English for dbt Unit Tests and Model Contracts
Learn the English vocabulary for dbt testing: model contracts, column-level constraints, unit test YAML, given/expect patterns, and fixture data explained.
dbt has become the standard transformation layer in modern data stacks, and its testing ecosystem has matured significantly with the introduction of unit tests and model contracts. Data engineers working in cross-functional teams need precise English vocabulary for these features to write effective documentation, conduct thorough code reviews, and communicate data quality standards to analytics and product stakeholders.
Key Vocabulary
Model contract — a dbt configuration that enforces the schema of a model’s output, guaranteeing that specified columns exist with defined data types and constraints, regardless of upstream changes. “Add a model contract to the orders model so that any upstream change removing the customer_id column fails the build immediately rather than silently producing null values downstream.”
Column-level constraint — a rule applied to a specific column in a model contract, such as not_null, unique, primary_key, or a custom check expression. “Define a not_null constraint on order_total in the contract — if any upstream transformation introduces nulls, the materialisation will fail with a clear error.”

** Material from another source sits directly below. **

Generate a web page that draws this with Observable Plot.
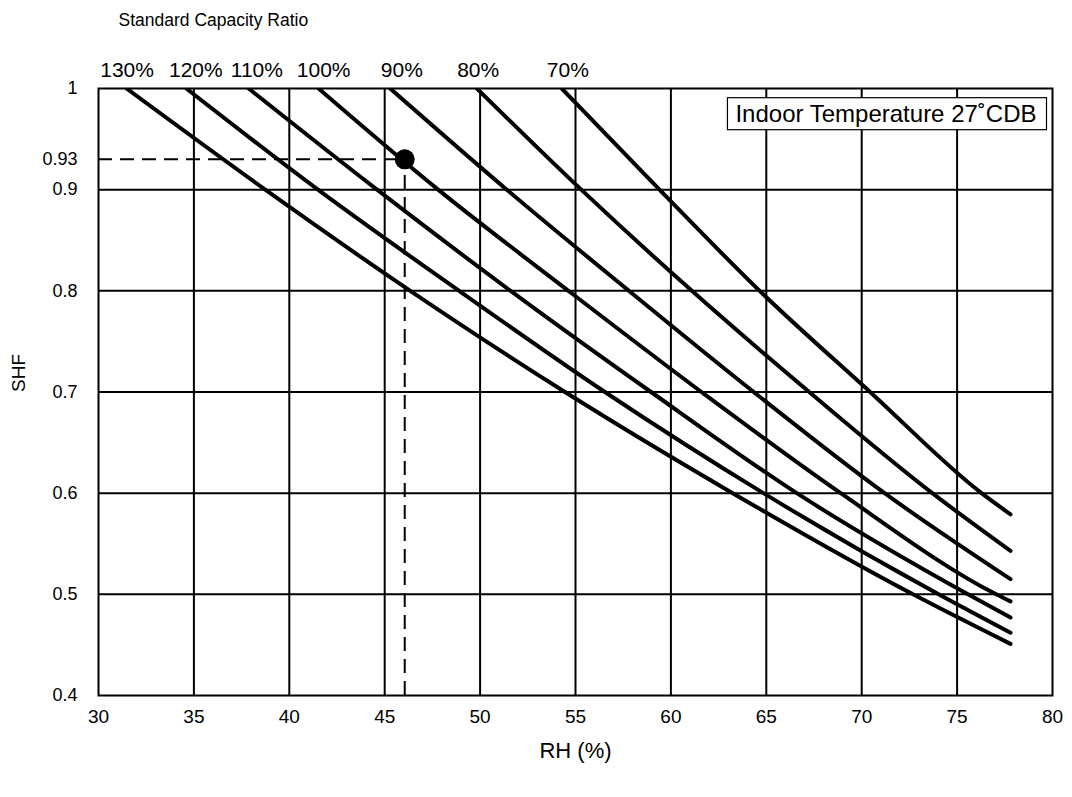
<!DOCTYPE html>
<html>
<head>
<meta charset="utf-8">
<script src="https://cdn.jsdelivr.net/npm/d3@7"></script>
<script src="https://cdn.jsdelivr.net/npm/@observablehq/plot@0.6"></script>
<style>
  html, body { margin: 0; padding: 0; background: #fff; }
</style>
</head>
<body>
<div id="chart"></div>
<script>
// ---- Data ----
const ratioLabels = ["130%", "120%", "110%", "100%", "90%", "80%", "70%"];
const ratioLabelRH = [31.5, 35.1, 38.3, 41.8, 45.9, 49.9, 54.6];

// RH (%) at which each capacity-ratio curve crosses the listed SHF values
const rh130 = [31.47, 38.74, 46.34, 54.45, 63.24, 72.69, 77.8];
const shf130 = [1.0, 0.9, 0.8, 0.7, 0.6, 0.5, 0.451];
const rh120 = [34.6, 41.5, 48.9, 56.54, 64.85, 74.03, 77.8];
const shf120 = [1.0, 0.9, 0.8, 0.7, 0.6, 0.5, 0.462];
const rh110 = [37.87, 44.6, 51.6, 58.96, 66.6, 75.57, 77.8];
const shf110 = [1.0, 0.9, 0.8, 0.7, 0.6, 0.5, 0.477];
const rh100 = [41.53, 47.8, 54.63, 61.6, 68.9, 77.05, 77.8];
const shf100 = [1.0, 0.9, 0.8, 0.7, 0.6, 0.5, 0.493];
const rh90 = [45.29, 51.4, 57.8, 64.34, 71.2, 77.8];
const shf90 = [1.0, 0.9, 0.8, 0.7, 0.6, 0.515];
const rh80 = [49.83, 55.3, 61.1, 67.25, 73.7, 77.8];
const shf80 = [1.0, 0.9, 0.8, 0.7, 0.6, 0.543];
const rh70 = [54.28, 59.4, 64.65, 70.44, 76.28, 77.8];
const shf70 = [1.0, 0.9, 0.8, 0.7, 0.6, 0.579];

const markerRH = 46.05;
const markerSHF = 0.93;

const xDomain = [30, 80];
const yDomain = [0.4, 1];
const xTicks = [30, 35, 40, 45, 50, 55, 60, 65, 70, 75, 80];
const yTicks = [0.4, 0.5, 0.6, 0.7, 0.8, 0.9, 0.93, 1];
const xGrid = [35, 40, 45, 50, 55, 60, 65, 70, 75];
const yGrid = [0.5, 0.6, 0.7, 0.8, 0.9];

const titleText = "Standard Capacity Ratio";
const xLabel = "RH (%)";
const yLabel = "SHF";
const legendText = "Indoor Temperature 27˚CDB";

// ---- Build table ----
const curves = [
  [ratioLabels[0], rh130, shf130],
  [ratioLabels[1], rh120, shf120],
  [ratioLabels[2], rh110, shf110],
  [ratioLabels[3], rh100, shf100],
  [ratioLabels[4], rh90, shf90],
  [ratioLabels[5], rh80, shf80],
  [ratioLabels[6], rh70, shf70]
];
const rows = curves.flatMap(([ratio, rh, shf]) => rh.map((x, i) => ({ratio, rh: x, shf: shf[i]})));
const labelRows = ratioLabels.map((label, i) => ({label, rh: ratioLabelRH[i]}));

const font = "'Liberation Sans', Arial, Helvetica, sans-serif";

const chart = Plot.plot({
  width: 1072,
  height: 797,
  marginLeft: 98,
  marginRight: 20,
  marginTop: 88,
  marginBottom: 102,
  style: {fontFamily: font, fontSize: "17px", color: "black", background: "white", overflow: "visible"},
  x: {domain: xDomain},
  y: {domain: yDomain},
  marks: [
    Plot.gridX(xGrid, {stroke: "black", strokeOpacity: 1, strokeWidth: 2}),
    Plot.gridY(yGrid, {stroke: "black", strokeOpacity: 1, strokeWidth: 2}),
    Plot.ruleY([markerSHF], {x1: xDomain[0], x2: markerRH, stroke: "black", strokeWidth: 2, strokeDasharray: "14,8"}),
    Plot.ruleX([markerRH], {y1: yDomain[0], y2: markerSHF, stroke: "black", strokeWidth: 2, strokeDasharray: "14,8"}),
    Plot.line(rows, {x: "rh", y: "shf", z: "ratio", stroke: "black", strokeWidth: 4, curve: "monotone-x", clip: true, strokeLinecap: "round", strokeLinejoin: "round"}),
    Plot.frame({stroke: "black", strokeWidth: 2}),
    Plot.dot([{rh: markerRH, shf: markerSHF}], {x: "rh", y: "shf", r: 10, fill: "black", stroke: "none"}),
    Plot.axisX(xTicks, {tickSize: 0, tickPadding: 14, label: null, fontSize: 19}),
    Plot.axisY(yTicks, {tickSize: 0, tickPadding: 21, label: null, fontSize: 18, tickFormat: d => String(d)}),
    Plot.text(labelRows, {x: "rh", text: "label", frameAnchor: "top", dy: -18, fontSize: 21, lineAnchor: "middle"}),
    Plot.text([titleText], {frameAnchor: "top-left", dx: 20, dy: -68, textAnchor: "start", lineAnchor: "middle", fontSize: 17.5}),
    Plot.text([xLabel], {frameAnchor: "bottom", dy: 55, lineAnchor: "middle", fontSize: 22}),
    Plot.text([yLabel], {frameAnchor: "left", dx: -80, rotate: -90, lineAnchor: "middle", fontSize: 19}),
    Plot.text([legendText], {frameAnchor: "top-right", dx: -16, dy: 26, textAnchor: "end", lineAnchor: "middle", fontSize: 24})
  ]
});

document.getElementById("chart").appendChild(chart);

// Box around the legend text
try {
  const ns = "http://www.w3.org/2000/svg";
  const t = Array.from(chart.querySelectorAll("text")).find(el => el.textContent === legendText);
  if (t) {
    const bb = t.getBBox();
    const m = t.getCTM();
    const svgM = chart.getCTM();
    const padX = 8;
    const x0 = bb.x - padX, y0 = bb.y + bb.height / 2 - 16;
    const rect = document.createElementNS(ns, "rect");
    rect.setAttribute("x", x0);
    rect.setAttribute("y", y0);
    rect.setAttribute("width", bb.width + 2 * padX + 2);
    rect.setAttribute("height", 32);
    rect.setAttribute("fill", "white");
    rect.setAttribute("stroke", "black");
    rect.setAttribute("stroke-width", "1.2");
    const g = document.createElementNS(ns, "g");
    if (m && svgM) {
      const rel = svgM.inverse().multiply(m);
      g.setAttribute("transform", `matrix(${rel.a},${rel.b},${rel.c},${rel.d},${rel.e},${rel.f})`);
    }
    g.appendChild(rect);
    const textG = t.closest("g");
    chart.insertBefore(g, textG);
  }
} catch (e) {
  console.error(e);
}
</script>
</body>
</html>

Unit test — a dbt test that validates the SQL logic of a model by providing mocked input data (fixtures) and asserting that the model produces expected output, without touching the actual warehouse data. “Write a unit test for the revenue attribution model using fixture data that covers edge cases like split orders and refunds — these are impossible to guarantee in raw production data.”

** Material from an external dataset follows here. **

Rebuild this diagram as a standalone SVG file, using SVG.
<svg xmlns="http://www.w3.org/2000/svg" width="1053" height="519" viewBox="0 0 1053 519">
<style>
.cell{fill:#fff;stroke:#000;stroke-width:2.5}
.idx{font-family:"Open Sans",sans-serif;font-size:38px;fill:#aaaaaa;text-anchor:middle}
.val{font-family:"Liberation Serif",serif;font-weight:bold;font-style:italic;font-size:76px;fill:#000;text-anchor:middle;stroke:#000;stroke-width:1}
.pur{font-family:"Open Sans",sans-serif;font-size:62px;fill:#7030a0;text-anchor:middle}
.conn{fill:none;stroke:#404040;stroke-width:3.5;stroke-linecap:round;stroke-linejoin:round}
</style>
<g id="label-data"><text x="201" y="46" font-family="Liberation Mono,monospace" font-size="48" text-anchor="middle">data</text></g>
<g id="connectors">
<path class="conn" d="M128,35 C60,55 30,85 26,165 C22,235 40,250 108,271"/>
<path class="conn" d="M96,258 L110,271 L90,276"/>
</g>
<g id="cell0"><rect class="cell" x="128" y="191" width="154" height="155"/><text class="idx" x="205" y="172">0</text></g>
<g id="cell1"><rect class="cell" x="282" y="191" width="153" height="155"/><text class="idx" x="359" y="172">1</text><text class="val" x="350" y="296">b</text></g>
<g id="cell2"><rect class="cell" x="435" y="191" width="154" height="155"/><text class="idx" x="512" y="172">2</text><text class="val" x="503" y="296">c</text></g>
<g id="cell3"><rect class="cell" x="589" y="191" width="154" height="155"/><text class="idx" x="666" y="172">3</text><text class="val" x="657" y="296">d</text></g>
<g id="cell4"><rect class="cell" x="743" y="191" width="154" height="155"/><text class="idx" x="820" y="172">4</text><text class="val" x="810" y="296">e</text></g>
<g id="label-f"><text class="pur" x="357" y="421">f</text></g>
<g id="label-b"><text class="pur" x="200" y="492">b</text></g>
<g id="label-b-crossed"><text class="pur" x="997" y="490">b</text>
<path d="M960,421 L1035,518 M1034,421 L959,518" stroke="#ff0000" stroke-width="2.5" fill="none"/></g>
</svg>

YAML test definition — the declarative YAML block in a dbt project’s test file that specifies the model under test, the mocked inputs, and the expected output rows. “Add the YAML test definition to tests/unit/ alongside the model schema file so reviewers can see the test coverage without navigating the warehouse.”
Given/expect pattern — the dbt unit test structure where given blocks define mocked input data for upstream models or sources, and the expect block defines the rows the tested model should produce. “Structure each unit test with a given block for every referenced source and an expect block for the output — this mirrors the arrange-act-assert pattern from software testing.”

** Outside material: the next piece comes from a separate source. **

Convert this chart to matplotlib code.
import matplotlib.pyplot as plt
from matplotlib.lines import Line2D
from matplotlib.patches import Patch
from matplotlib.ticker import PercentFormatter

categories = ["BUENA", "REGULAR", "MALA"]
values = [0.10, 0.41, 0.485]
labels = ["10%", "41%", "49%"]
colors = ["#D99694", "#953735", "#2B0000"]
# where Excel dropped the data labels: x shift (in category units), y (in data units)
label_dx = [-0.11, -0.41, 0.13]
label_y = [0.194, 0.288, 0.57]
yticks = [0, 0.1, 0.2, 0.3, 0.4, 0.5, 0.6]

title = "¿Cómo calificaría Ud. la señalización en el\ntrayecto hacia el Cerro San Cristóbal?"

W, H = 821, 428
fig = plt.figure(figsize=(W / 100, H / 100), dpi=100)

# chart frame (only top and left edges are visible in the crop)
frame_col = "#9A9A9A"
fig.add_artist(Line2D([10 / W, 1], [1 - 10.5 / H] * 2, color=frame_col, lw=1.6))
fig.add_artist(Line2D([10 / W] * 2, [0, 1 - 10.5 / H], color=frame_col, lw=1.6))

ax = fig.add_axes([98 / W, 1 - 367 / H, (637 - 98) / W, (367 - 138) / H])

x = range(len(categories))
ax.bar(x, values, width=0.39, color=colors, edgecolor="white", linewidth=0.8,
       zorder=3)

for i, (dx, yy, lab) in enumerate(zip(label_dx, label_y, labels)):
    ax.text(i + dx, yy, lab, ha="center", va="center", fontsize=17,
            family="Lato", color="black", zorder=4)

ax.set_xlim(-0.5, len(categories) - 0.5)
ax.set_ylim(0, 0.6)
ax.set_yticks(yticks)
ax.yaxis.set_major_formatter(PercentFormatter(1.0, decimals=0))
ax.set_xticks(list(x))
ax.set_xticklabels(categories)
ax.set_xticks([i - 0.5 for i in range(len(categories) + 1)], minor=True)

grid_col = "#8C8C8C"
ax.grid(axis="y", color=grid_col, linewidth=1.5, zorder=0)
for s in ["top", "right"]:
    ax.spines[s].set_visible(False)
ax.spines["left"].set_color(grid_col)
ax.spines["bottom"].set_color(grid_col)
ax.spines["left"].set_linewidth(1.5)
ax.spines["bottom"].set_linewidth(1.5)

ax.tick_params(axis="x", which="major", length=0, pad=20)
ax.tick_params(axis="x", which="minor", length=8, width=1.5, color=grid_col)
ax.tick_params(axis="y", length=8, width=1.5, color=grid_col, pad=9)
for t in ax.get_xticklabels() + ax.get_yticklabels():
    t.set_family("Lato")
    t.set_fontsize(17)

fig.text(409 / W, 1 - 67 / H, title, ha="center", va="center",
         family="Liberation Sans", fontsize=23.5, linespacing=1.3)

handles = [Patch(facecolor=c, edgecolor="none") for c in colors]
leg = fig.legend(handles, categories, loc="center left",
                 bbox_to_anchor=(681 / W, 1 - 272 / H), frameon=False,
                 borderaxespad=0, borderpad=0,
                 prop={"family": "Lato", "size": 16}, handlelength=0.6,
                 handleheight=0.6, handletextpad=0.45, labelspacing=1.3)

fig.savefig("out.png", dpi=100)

Fixture data — the small, hand-crafted row sets defined in the given and expect blocks of a dbt unit test, designed to isolate specific transformation logic. “Keep fixture data minimal — three to five rows per given block is usually sufficient to cover the happy path and the most important edge cases.”
Materialisation — the strategy dbt uses to persist a model’s output in the warehouse, such as table, view, incremental, or ephemeral. “Use the incremental materialisation for the events model so that each run appends new records rather than rebuilding the entire table.”
Schema test — the older dbt terminology (now called a data test in dbt Core 1.1+) for assertions run against actual warehouse data, such as uniqueness or referential integrity checks. “In addition to unit tests that validate logic with fixtures, add schema tests to the production table to catch data quality issues that only appear in real data distributions.”
Common Phrases
- “The model contract will catch breaking schema changes before they reach the BI layer.”
- “Mock out the upstream models in the given block — we want to test our logic in isolation, not the source data.”
- “The expect block should reflect exactly what the model produces for the given inputs.”
- “Materialise this model as a table if downstream queries are slow; use a view if storage cost is a concern.”
- “Run dbt build to execute both the transformations and all associated tests in dependency order.”
Example Sentences
When explaining unit tests to a data analyst unfamiliar with software testing: “A dbt unit test lets us verify that our SQL logic is correct by feeding it small, carefully chosen rows and checking that the output matches what we expect. It’s like testing a calculator function: you give it specific inputs and confirm the output is right, without needing the real database to be populated.”
When writing a pull request description for a new model contract: “This PR adds a model contract to the customer_lifetime_value model, enforcing not_null and primary_key constraints on customer_id and a not_null constraint on ltv_90d. Any upstream change that violates these constraints will now fail the CI build rather than silently corrupting the BI dashboard.”
When conducting a code review: “The given block is using production table names rather than fixture values. Unit tests should reference mocked inputs so the test result is deterministic regardless of what is in the warehouse at the time the test runs.”
Professional Tips
- Distinguish unit tests (logic validation with fixtures) from data tests (quality assertions against real warehouse data) — conflating them causes confusion about what a test failure means.
- Use the phrase “contract-driven development” when pitching model contracts to engineering leadership — it signals alignment with software engineering best practices and makes the concept instantly recognisable.
- When writing fixture data, include at least one edge case row alongside the happy path — null values, zero amounts, and boundary dates are common sources of transformation bugs.
- Describe model contracts as a “schema guardrail at the materialisation layer” when explaining them to data consumers who care about dashboard reliability.
Practice Exercise
- A junior analyst asks why unit tests are necessary if you already have schema tests. Write two sentences explaining the difference and why both are valuable.
- You are writing a unit test for a model that calculates a 7-day rolling average. What fixture rows would you include in the given block to test the edge case at the start of a user’s history?
- Write a one-sentence description of a model contract suitable for a pull request comment directed at a non-engineering stakeholder.